慶應4年(明治元年)12月に、大村益次郎の献策により、新政府は陸海軍の将校を養成する「兵学校」を京都に設立した。明治2年1月に「兵学所」と改名され、9月に大阪に移転し「大阪兵学寮」となった。そして12月に最初の33名が入寮し、すぐに授業が開始された。明治4年、大阪兵学寮は陸軍兵学寮と海軍兵学寮に分離され、同年いずれも東京に移転した。明治5年、陸軍兵学寮幼年学舎が独立して、「陸軍幼年学校」が設立された。

ながながと書いているが、要するに筆者は、「香月経五郎は、弟の三郎は大阪にある陸軍将校養成学校にいると思い込んで、この漢詩を書いた」のだと思う。詩の中身は、将校の卵に与えるにふさわしい内容である。

香月経五郎が弟・三郎の陸軍幼年学校合格の吉報に接したのは、英国滞在中である。明治5、6年ごろ、横浜ーサザンプトン間の船便はかなり多く、人と郵便物の往来は意外に多かった。経五郎の明晰な頭脳は、明治3年に横浜を発ったときの、「陸軍将校を養成する学校は大阪にある」とのままで記憶していたように思える。

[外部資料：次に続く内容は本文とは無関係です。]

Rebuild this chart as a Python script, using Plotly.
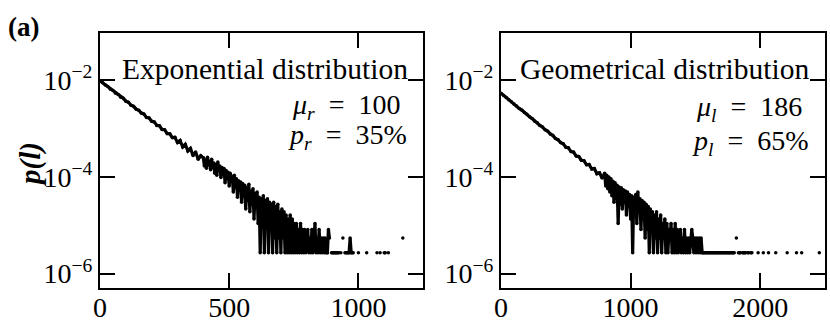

香月三郎の陸軍幼年学校合格は栄光につつまれていた。経五郎がこの吉報を、すぐにオックスフォード大学で一緒に勉強していた佐賀の若殿様・鍋島直大に報告したのは間違いない。「なに、三郎が最年少で兵学寮に合格したのか。よくやった!じつにめでたい。佐賀藩の誉(ほまれ)である。経五郎、どうだ。祝杯をあげようではないか」

この時オックスフォードの高級レストランで、若殿様のおごりで祝いの宴会が開かれたのは間違いあるまい。筆者はそう考えている。

中列中央が香月聯隊長






2022年4月4日月曜日

香月三郎の奮戦(3)

 香月三郎は陸軍士官学校旧3期の卒業である。この期の入校は明治10年5月、卒業は12年12月、卒業生96名とある。同期に陸軍元帥・上原勇作、陸軍大将・秋山好古、陸軍大将・柴五郎の名前が見える。

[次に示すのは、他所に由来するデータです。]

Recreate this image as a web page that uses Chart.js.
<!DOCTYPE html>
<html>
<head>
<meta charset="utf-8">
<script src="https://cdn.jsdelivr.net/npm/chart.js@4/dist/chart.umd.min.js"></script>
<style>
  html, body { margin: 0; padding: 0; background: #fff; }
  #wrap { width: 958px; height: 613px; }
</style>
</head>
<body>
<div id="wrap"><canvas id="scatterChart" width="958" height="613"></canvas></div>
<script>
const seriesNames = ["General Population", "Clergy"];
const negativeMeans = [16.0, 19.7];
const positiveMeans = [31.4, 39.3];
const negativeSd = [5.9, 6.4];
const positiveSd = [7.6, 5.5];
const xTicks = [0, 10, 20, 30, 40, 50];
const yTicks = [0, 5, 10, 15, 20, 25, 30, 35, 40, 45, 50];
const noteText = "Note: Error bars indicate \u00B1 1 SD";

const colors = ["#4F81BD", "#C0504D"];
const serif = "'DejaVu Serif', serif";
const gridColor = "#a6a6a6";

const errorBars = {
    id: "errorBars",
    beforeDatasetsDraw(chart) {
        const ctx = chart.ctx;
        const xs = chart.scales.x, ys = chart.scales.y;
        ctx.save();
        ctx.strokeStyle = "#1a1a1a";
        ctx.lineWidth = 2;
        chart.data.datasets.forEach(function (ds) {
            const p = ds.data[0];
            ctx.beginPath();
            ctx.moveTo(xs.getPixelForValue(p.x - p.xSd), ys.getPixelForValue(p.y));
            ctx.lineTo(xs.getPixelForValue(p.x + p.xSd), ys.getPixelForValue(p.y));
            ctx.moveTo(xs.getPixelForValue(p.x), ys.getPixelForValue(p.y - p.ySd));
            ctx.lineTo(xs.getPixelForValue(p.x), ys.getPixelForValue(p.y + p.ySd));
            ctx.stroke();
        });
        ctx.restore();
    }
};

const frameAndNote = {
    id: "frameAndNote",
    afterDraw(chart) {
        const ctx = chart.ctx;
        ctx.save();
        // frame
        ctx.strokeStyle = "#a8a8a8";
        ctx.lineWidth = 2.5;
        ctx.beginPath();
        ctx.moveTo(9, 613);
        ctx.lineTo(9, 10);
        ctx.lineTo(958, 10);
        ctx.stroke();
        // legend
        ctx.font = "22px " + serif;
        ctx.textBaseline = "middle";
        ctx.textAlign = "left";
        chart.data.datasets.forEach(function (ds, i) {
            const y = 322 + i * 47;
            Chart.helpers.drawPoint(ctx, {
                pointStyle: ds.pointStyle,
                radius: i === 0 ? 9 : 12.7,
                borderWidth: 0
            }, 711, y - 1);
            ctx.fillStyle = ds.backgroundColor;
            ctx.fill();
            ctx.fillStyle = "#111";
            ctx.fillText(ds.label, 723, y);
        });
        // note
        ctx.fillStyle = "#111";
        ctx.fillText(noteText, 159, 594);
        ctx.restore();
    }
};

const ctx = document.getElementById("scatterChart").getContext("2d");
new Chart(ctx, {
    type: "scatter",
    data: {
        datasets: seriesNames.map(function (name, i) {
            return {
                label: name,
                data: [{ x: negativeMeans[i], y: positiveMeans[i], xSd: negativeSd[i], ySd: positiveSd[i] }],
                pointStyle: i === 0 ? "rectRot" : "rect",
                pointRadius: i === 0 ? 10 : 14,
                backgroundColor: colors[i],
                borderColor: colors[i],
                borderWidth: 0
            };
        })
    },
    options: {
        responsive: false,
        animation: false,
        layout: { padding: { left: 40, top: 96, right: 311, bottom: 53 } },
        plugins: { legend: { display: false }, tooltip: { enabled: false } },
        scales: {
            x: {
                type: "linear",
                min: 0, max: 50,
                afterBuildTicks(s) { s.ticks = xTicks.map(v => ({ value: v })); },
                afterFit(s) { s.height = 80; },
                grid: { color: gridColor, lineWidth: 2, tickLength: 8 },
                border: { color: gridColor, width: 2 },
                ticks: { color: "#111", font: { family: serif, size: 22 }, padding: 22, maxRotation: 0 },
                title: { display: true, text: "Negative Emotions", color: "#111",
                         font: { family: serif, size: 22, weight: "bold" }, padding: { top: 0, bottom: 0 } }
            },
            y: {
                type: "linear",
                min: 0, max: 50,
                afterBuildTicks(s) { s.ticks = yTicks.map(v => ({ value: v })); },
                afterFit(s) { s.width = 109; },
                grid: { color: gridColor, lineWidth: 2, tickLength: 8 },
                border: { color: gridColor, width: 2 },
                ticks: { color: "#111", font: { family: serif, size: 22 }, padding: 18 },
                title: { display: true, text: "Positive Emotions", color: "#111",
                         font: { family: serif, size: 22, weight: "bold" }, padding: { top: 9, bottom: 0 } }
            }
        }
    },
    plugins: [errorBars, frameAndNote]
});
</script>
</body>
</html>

各人の生年月日は、上原1856年12月6日、秋山59年2月9日、柴60年6月21日、香月62年8月8日である。香月三郎は上原勇作より6歳若く、群を抜いた若さで陸軍士官学校に入校したのがわかる。当時、幼年学校も士官学校も入校時の年齢の範囲は一応定められていたが、かなり柔軟に対応されていたらしい。年齢を1つ超えていたが入れてもらった、年齢に達してないが優秀なので入校を許された、などの事例は他にもいくつか見られる。

香月三郎の陸軍幼年学校入校は、明治6年3月と思われる。陸士同期の柴五郎の幼年学校入校がこの年と記録にあるからだ。そうであれば、三郎の入校時の年齢は11歳7ヵ月となる。この年の入校の年齢制限規定は見えないが、大正12年の陸軍規定には、「満13歳以上、満15歳未満」とある。三郎は規定より2-4歳若くして入校したように思える。

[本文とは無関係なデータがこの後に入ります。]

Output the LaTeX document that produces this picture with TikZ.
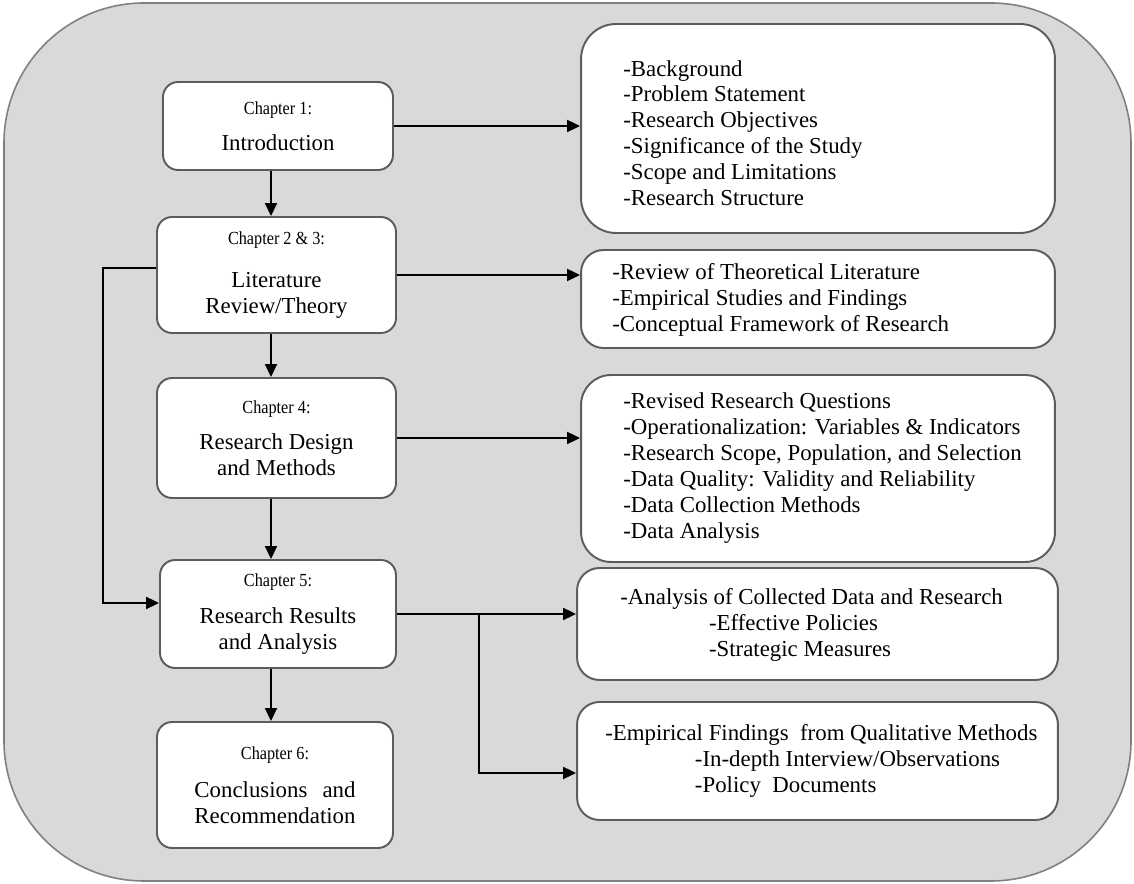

本人の学力が高かったのが一の理由であろうが、明治初期に佐賀藩出身者が政府や陸軍の要所に多数いたことも、有利にはたらいたかと思う。「佐賀のあのオックスフォード大学に留学している切れ者・香月経五郎の弟だ。年齢に達してないがともかく受けさせてみろよ」との声が、入学願書を受け付けた陸軍幼年学校の事務局内部であったのかもしれない。良い成績だったので合格させた。

このような例は、明治初年においてあちこちで見える。

ちなみに、三郎と同い年の森鴎外(鴎外のほうは6ヶ月早く生まれている)は、この年(明治6年)に年齢を2歳いつわり、満12歳で東京医学校(以前の大学東校・のちの東大医学部)予科に入校している。後日、鴎外は本科を首席で卒業している。いずれにせよ、陸軍幼年学校入校までは、兄・経五郎の存在は三郎にとってプラスに作用したと思われる。

ただし、三郎は陸軍大学校に入学していない。陸士同期の上原勇作と秋山好古が少将で、柴五郎が大佐で日露戦争に従軍したのにくらべ、香月三郎が中佐であったのは、陸大を卒業してないことに理由があると思える。陸士旧3期の卒業名簿を見ると、あいうえお順ではないので、おそらく卒業時の成績順だと思われる。前から2割ぐらいの箇所に香月三郎の名前が見える。3人の大将の名前は香月のうしろに記載されている。これから察して、陸士卒業時の成績は香月のほうが良かったと考える。

陸軍大学校の入学試験は中尉の頃受けるが、成績優秀・身体壮健・人格高潔に加え、所属の聯隊長の推薦が必要となる。国事犯の弟ということで、この推薦状がもらえなかったのではあるまいか。聯隊長個人の判断というより、陸軍中央よりその種の通達が出ていたような気がする。